‘WEDDING PARTY’ By Madeleine de Sinéty, at the Portland Museum of Art September 24 through December 18.
The fall months of 2011 have much to share for contemporary art lovers. Expanding on the year's most prominent theme, the Maine Drawing Project wraps up a fine year of line-based exhibits at various locales around the state, including Reese Inman's fantastic "Burn Drawings" at the CENTER FOR MAINE CONTEMPORARY ART in Rockport. Inman's take on the theme is slightly less conventional than most: she creates her drawings by removing lines and layers — not adding them — "burning" through her canvases and digital prints to create images of stripped layers and edited content, as if internally frayed or corroded.
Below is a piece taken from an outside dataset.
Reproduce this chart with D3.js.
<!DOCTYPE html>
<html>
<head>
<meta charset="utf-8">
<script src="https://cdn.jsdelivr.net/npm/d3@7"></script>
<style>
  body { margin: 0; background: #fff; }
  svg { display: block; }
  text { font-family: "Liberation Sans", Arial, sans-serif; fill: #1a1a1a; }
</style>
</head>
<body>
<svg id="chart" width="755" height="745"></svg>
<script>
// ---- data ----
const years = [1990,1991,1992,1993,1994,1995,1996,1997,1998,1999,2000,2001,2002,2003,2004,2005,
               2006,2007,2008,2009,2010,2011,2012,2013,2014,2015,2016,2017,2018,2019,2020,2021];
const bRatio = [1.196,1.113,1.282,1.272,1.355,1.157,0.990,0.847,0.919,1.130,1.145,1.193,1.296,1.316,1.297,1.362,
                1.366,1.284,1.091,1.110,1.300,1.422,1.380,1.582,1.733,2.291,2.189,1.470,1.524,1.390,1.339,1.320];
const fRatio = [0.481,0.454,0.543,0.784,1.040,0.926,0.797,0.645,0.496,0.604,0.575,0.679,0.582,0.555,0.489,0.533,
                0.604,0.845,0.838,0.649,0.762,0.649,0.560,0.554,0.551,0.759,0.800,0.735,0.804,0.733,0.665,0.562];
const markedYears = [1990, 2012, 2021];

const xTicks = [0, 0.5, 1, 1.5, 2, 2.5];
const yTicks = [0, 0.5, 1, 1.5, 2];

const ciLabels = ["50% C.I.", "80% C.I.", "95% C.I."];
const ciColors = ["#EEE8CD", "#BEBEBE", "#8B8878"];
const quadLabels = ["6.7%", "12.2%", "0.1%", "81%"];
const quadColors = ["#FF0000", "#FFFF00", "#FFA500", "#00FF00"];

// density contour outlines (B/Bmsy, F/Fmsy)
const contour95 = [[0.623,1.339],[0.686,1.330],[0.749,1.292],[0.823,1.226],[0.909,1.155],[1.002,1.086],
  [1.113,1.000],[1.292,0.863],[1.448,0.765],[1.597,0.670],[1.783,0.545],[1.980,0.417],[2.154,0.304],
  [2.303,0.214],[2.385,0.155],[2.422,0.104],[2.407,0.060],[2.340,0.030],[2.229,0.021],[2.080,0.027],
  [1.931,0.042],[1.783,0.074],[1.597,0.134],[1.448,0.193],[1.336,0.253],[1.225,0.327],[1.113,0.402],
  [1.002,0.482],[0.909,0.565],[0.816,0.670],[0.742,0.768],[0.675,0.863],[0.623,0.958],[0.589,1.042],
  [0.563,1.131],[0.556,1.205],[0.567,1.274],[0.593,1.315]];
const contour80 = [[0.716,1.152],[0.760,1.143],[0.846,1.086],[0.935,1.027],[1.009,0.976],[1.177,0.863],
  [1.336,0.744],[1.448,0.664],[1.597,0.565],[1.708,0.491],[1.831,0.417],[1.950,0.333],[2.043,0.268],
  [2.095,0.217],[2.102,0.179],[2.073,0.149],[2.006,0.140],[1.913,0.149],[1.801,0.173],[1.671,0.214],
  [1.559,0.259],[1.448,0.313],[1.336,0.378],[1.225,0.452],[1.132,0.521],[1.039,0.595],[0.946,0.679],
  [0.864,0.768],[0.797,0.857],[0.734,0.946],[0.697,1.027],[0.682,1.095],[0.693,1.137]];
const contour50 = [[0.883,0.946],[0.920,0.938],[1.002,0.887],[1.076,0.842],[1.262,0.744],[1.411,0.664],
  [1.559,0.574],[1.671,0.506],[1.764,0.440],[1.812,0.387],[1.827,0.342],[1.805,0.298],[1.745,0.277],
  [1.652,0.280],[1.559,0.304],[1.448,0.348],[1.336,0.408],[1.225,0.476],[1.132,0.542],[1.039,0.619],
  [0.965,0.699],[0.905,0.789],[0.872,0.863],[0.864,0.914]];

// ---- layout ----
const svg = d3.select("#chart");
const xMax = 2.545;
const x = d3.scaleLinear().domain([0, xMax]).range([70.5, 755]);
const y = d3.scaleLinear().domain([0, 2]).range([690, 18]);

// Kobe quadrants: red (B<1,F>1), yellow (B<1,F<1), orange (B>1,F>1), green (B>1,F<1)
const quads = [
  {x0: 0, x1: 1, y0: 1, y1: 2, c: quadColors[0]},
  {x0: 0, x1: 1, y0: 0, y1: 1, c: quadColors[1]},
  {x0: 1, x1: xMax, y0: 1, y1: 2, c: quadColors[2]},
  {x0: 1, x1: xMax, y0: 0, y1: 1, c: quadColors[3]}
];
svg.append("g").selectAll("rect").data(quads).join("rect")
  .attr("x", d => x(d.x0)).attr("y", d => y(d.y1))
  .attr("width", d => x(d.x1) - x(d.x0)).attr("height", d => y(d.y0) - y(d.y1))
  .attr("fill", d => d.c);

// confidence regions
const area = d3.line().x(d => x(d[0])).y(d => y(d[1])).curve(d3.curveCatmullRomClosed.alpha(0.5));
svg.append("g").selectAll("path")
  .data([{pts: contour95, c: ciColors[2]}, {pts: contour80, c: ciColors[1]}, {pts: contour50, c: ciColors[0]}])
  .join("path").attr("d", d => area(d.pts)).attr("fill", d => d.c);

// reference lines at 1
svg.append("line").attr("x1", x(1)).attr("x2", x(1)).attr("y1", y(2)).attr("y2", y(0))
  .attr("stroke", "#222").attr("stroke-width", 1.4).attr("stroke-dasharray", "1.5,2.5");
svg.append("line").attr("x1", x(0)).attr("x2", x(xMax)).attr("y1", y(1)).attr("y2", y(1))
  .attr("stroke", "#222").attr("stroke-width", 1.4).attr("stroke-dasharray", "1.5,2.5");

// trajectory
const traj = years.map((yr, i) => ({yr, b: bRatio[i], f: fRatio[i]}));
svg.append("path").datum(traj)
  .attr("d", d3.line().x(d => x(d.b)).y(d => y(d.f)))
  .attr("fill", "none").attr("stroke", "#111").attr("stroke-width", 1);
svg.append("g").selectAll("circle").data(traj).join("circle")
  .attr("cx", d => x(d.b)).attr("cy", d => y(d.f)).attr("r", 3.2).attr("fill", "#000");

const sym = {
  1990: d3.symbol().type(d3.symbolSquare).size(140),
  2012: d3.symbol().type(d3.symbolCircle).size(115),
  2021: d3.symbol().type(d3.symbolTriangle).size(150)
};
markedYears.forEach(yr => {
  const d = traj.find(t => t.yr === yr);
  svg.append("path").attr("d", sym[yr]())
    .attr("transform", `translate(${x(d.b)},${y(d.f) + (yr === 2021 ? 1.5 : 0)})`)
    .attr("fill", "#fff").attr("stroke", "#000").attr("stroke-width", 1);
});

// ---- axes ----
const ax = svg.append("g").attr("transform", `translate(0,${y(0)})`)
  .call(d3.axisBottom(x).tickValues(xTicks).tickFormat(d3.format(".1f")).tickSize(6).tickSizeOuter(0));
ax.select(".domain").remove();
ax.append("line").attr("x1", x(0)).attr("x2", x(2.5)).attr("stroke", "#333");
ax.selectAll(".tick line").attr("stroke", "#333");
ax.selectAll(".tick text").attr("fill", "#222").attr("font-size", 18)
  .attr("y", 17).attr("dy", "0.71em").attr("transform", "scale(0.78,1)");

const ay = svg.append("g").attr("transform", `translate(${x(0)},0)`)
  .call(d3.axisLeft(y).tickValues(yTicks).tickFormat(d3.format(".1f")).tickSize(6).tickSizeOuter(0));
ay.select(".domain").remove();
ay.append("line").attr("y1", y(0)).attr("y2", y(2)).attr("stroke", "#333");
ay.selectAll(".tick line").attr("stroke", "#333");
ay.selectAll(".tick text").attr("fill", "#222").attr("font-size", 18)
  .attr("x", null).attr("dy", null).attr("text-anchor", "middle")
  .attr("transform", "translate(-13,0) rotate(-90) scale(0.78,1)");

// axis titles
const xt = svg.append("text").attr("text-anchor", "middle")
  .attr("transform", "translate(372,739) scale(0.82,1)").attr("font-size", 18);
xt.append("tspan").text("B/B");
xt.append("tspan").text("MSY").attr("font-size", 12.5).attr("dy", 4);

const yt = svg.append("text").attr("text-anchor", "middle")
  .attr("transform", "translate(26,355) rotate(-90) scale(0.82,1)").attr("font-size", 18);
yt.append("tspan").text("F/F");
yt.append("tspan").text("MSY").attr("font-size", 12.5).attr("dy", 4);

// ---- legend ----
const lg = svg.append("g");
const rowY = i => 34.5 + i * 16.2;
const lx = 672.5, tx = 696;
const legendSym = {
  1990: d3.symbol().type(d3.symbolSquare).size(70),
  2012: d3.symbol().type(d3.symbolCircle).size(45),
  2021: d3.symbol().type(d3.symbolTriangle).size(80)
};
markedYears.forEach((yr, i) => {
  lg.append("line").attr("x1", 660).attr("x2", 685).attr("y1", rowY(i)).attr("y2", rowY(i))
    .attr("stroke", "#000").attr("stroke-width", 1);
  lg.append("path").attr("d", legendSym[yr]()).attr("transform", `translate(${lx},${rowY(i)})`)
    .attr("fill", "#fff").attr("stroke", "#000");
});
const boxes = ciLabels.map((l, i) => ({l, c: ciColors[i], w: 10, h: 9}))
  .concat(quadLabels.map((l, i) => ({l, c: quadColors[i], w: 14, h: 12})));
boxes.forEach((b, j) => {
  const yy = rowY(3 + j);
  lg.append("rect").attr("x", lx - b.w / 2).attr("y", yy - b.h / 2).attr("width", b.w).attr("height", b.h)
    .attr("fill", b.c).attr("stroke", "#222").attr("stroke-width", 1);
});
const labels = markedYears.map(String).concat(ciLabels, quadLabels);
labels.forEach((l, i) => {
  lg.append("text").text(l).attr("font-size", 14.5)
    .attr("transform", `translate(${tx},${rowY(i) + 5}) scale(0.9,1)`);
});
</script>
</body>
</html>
Inman's show is ultramodern and thoughtful, offering new perspectives on the modern mechanisms of digital editing and remixing that the drawing form normally cannot access, but see it soon: It's only up until September 25.
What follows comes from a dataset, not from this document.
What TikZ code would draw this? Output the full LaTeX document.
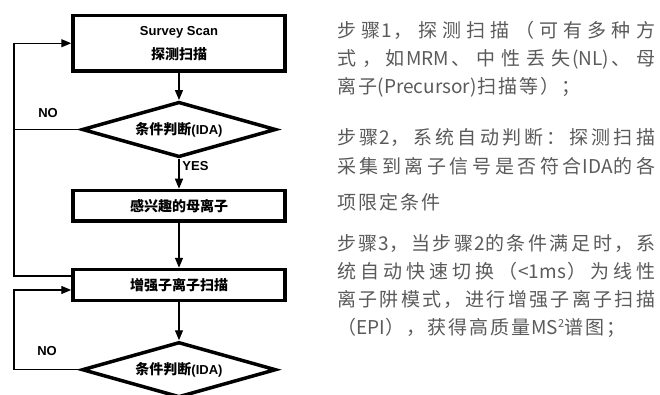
\documentclass[tikz,border=0pt]{standalone}
\usepackage{fontspec}
\setmainfont{Liberation Sans}
\newfontfamily\cjk{Noto Sans CJK SC}
\usetikzlibrary{arrows.meta,shapes.geometric}
\definecolor{txtgray}{HTML}{5A5A5A}
% inter-character glue for CJK justification
\XeTeXinterchartokenstate=1
\newcount\cjkc
\cjkc="3000 \loop \XeTeXcharclass\cjkc=1 \advance\cjkc by 1 \ifnum\cjkc<"3040 \repeat
\cjkc="4E00 \loop \XeTeXcharclass\cjkc=1 \advance\cjkc by 1 \ifnum\cjkc<"A000 \repeat
\cjkc="FF00 \loop \XeTeXcharclass\cjkc=1 \advance\cjkc by 1 \ifnum\cjkc<"FF61 \repeat
\def\cjkglue{}
\def\mixglue{}
\XeTeXinterchartoks 0 1 = {\mixglue}
\XeTeXinterchartoks 1 0 = {\mixglue}
\XeTeXinterchartoks 1 1 = {\cjkglue}
\newcommand\justl[1]{\makebox[318pt][s]{\def\cjkglue{\hskip 2pt plus 1fil}\def\mixglue{\hskip 0.5pt plus 0.3fil}#1}}
\newcommand\natl[1]{\mbox{\def\cjkglue{\hskip 2pt}\def\mixglue{\hskip 0.5pt}#1}}
\begin{document}
\begin{tikzpicture}[x=1pt,y=-1pt,
  box/.style={draw, line width=3.5, minimum width=212, inner sep=0, align=center,
    font=\bfseries\fontsize{14}{24}\selectfont},
  dia/.style={diamond, draw, line width=3.5, minimum width=194, minimum height=55.4,
    aspect=3.5, inner sep=0, font=\bfseries\fontsize{14}{16}\selectfont},
  arr/.style={line width=1.3, -{Triangle[length=10pt,width=8pt]}},
  ln/.style={line width=1.3},
  lab/.style={inner sep=0, font=\bfseries\fontsize{13}{13}\selectfont},
  txt/.style={inner sep=0, anchor=base west, text=txtgray,
    font=\cjk\fontsize{19}{19}\selectfont}]
\useasboundingbox (0,0) rectangle (660,395);

% flowchart
\node[box, minimum height=55.5] (b1) at (179,43.25)
  {{\fontsize{13}{24}\selectfont Survey Scan}\\{\cjk 探测扫描}};
\node[dia] (d1) at (179,129.5) {{\cjk 条件判断}\fontsize{13}{16}\selectfont(IDA)};
\node[box, minimum height=30.5] (b2) at (179,205.75) {\cjk 感兴趣的母离子};
\node[box, minimum height=31] (b3) at (179,285) {\cjk 增强子离子扫描};
\node[dia] (d2) at (179,369.7) {{\cjk 条件判断}\fontsize{13}{16}\selectfont(IDA)};

\coordinate (lx) at (14,0);
\coordinate (b3out) at ([yshift=9]b3.west);
\coordinate (b3in) at ([yshift=-5]b3.west);

\draw[arr] (b1) -- (d1);
\draw[arr] (d1) -- (b2);
\draw[arr] (b2) -- (b3);
\draw[arr] (b3) -- (d2);
\draw[arr] (b3out) -| (lx |- b1.west) -- (b1.west);
\draw[ln] (d1.west) -- (lx |- d1.west);
\draw[arr] (d2.west) -| (lx |- b3in) -- (b3in);

\node[lab] (no1) at (48,113) {NO};
\node[lab] (yes) at (195.5,166) {YES};
\node[lab] (no2) at (47,351) {NO};

% right-hand text
\node[txt] (p1a) at (337,38) {\justl{步骤1，探测扫描（可有多种方}};
\node[txt] (p1b) at (337,66) {\justl{式， 如MRM、中性丢失(NL)、母}};
\node[txt] (p1c) at (337,94) {\natl{离子(Precursor)扫描等）；}};
\node[txt] (p2a) at (337,145) {\justl{步骤2，系统自动判断：探测扫描}};
\node[txt] (p2b) at (337,174) {\justl{采集到离子信号是否符合IDA的各}};
\node[txt] (p2c) at (337,210) {\natl{项限定条件}};
\node[txt] (p3a) at (337,250) {\justl{步骤3，当步骤2的条件满足时，系}};
\node[txt] (p3b) at (337,278) {\justl{统自动快速切换（<1ms）为线性}};
\node[txt] (p3c) at (337,306) {\justl{离子阱模式，进行增强子离子扫描}};
\node[txt] (p3d) at (337,334) {\natl{（EPI），获得高质量MS\raisebox{7pt}{\fontsize{11}{11}\selectfont 2}谱图；}};
\end{tikzpicture}
\end{document}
While the Maine Drawing Project's schedule has kept to institutions and large galleries, several smaller galleries have offered terrific satellite shows. JUNE FITZPATRICK's showrooms have exhibited line-based works all year. Visit 112 High St. to see fine work by Emily Nelligan, the reclusive Cranberry Island draughtswoman doing atmospheric nightscapes, or the Fitzpatrick Gallery at MECA to see work by sculptor Robin Mandel, eco-printmaker Susan Groce, abstracted charcoal drawings by Ken Greenleaf, and the singular young Portlander Kimberly Convery.
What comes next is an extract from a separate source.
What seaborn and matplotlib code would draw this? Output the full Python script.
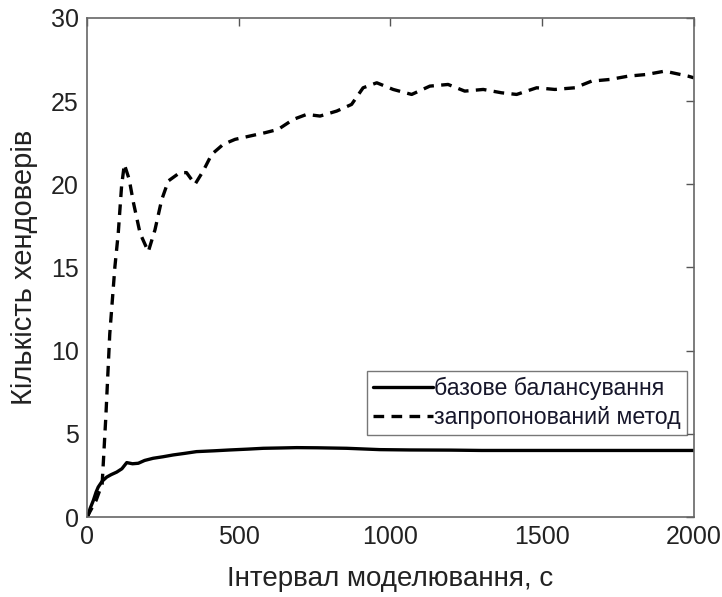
import numpy as np
import pandas as pd
import seaborn as sns
import matplotlib
matplotlib.use("Agg")
import matplotlib.pyplot as plt

# Base balancing: handovers vs simulation interval
base_t = [0, 4, 10, 21, 30, 37, 50, 65, 80, 98, 115, 131, 150, 169, 190, 218, 250, 284, 320, 361,
          420, 471, 530, 581, 640, 691, 760, 856, 965, 1064, 1200, 1300, 1450, 1600, 1800, 2000]
base_n = [0.0, 0.1, 0.5, 1.0, 1.5, 1.8, 2.15, 2.4, 2.55, 2.7, 2.9, 3.27, 3.2, 3.23, 3.4, 3.53, 3.62,
          3.73, 3.82, 3.93, 3.98, 4.03, 4.08, 4.13, 4.15, 4.17, 4.16, 4.13, 4.05, 4.03, 4.02, 4.0,
          4.0, 4.0, 4.0, 4.0]

# Proposed method
prop_t = [0, 30, 50, 62, 75, 92, 103, 114, 123, 139, 153, 175, 202, 224, 246, 268, 306, 328, 356,
          383, 411, 449, 488, 537, 587, 630, 680, 724, 768, 823, 872, 910, 955, 1009, 1070, 1130,
          1190, 1245, 1306, 1366, 1416, 1482, 1542, 1608, 1663, 1723, 1784, 1844, 1904, 1981, 2000]
prop_n = [0.0, 1.0, 2.0, 6.0, 11.0, 15.05, 17.06, 19.9, 21.2, 20.3, 18.9, 17.05, 15.95, 17.26, 19.06,
          20.2, 20.7, 20.7, 20.0, 20.8, 21.8, 22.4, 22.7, 22.9, 23.1, 23.3, 23.9, 24.2, 24.1, 24.4,
          24.8, 25.8, 26.1, 25.7, 25.4, 25.9, 26.0, 25.6, 25.7, 25.5, 25.4, 25.8, 25.7, 25.8, 26.2,
          26.3, 26.5, 26.6, 26.8, 26.5, 26.4]

labels = ["базове балансування", "запропонований метод"]
x_ticks = [0, 500, 1000, 1500, 2000]
y_ticks = [0, 5, 10, 15, 20, 25, 30]

sns.set_theme(style="white")
plt.rcParams["font.family"] = ["Liberation Sans", "DejaVu Sans"]

fig = plt.figure(figsize=(7.22, 5.97), dpi=100)
ax = fig.add_axes([0.1205, 0.134, 0.8405, 0.836])

df_base = pd.DataFrame({"t": base_t, "n": base_n})
df_prop = pd.DataFrame({"t": prop_t, "n": prop_n})
sns.lineplot(data=df_base, x="t", y="n", ax=ax, color="black", lw=2.4, label=labels[0])
sns.lineplot(data=df_prop, x="t", y="n", ax=ax, color="black", lw=2.4, label=labels[1],
             linestyle=(0, (3.2, 2.2)))

ax.set_xlim(0, 2000)
ax.set_ylim(0, 30)
ax.set_xticks(x_ticks)
ax.set_yticks(y_ticks)
ax.tick_params(direction="in", length=6, width=1, color="#555555", labelsize=18,
               top=True, right=True, labelcolor="#222222", pad=6)
for s in ax.spines.values():
    s.set_color("#666666")
    s.set_linewidth(1.2)
ax.set_xlabel("Інтервал моделювання, с", fontsize=20, color="#222222", labelpad=12)
ax.set_ylabel("Кількість хендоверів", fontsize=21, color="#222222", labelpad=9)

leg = ax.legend(loc="lower right", bbox_to_anchor=(0.988, 0.165), fontsize=16.7, frameon=True,
                fancybox=False, edgecolor="#555555", handlelength=2.6, handletextpad=0.05,
                borderpad=0.25, labelspacing=0.25, borderaxespad=0)
leg.get_frame().set_linewidth(1.0)
for t in leg.get_texts():
    t.set_color("#16162a")

fig.savefig("out.png", dpi=100)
It may be the year of the drawing, but as 2011 draws to a close, several key photography shows are cropping up. The PORTLAND MUSEUM OF ART prepares "Madeleine de Sinéty: Photographs," a retrospective of lurid, visceral images found by the Rangeley photographer from her travels in agricultural communities in rural Maine, Uganda, and her home country of France (opening September 24 and running through December 18). Among other notable career retrospectives is "Fotografias de Mexico," a selection of images of cultural Mexican life from the 80-year career of Manuel Alvarez Bravo (at BATES COLLEGE through October 29), and the BOWDOIN COLLEGE MUSEUM OF ART show from a Detroit photographer who explored the details of mid-century urban environment and artifact, titled "After Atget: Todd Webb Photographs New York and Paris," opening October 28. At other institutions, photography exhibits take a turn toward the tech-savvy ("Mobile You," a submission-based multimedia exhibit on the theme of "Daytripping" at the SALT INSTITUTE FOR DOCUMENTARY STUDIES, opening in early October), the traumatic (UNE—PORTLAND's "Faces of War," photographs of soldiers returning from Iraq and Afghanistan by the noted photo-essayist Gerald Robinov), and the futuristic ("We Are the Camera," a showcase of advanced digital photography at Camden's Maine Media Gallery through September 30).
While the first chapter of the "Dorothy and Herbert Vogel Collection" of contemporary art at the PMA shows drawings and painterly works by influential artists Will Barnet and Richard Tuttle, the second chapter, opening November 4, should be even more provocative and interesting, showing postminimalist structures and conceptual works by American heavyweights Sol Lewitt, Pat Steir, and Lynda Benglis.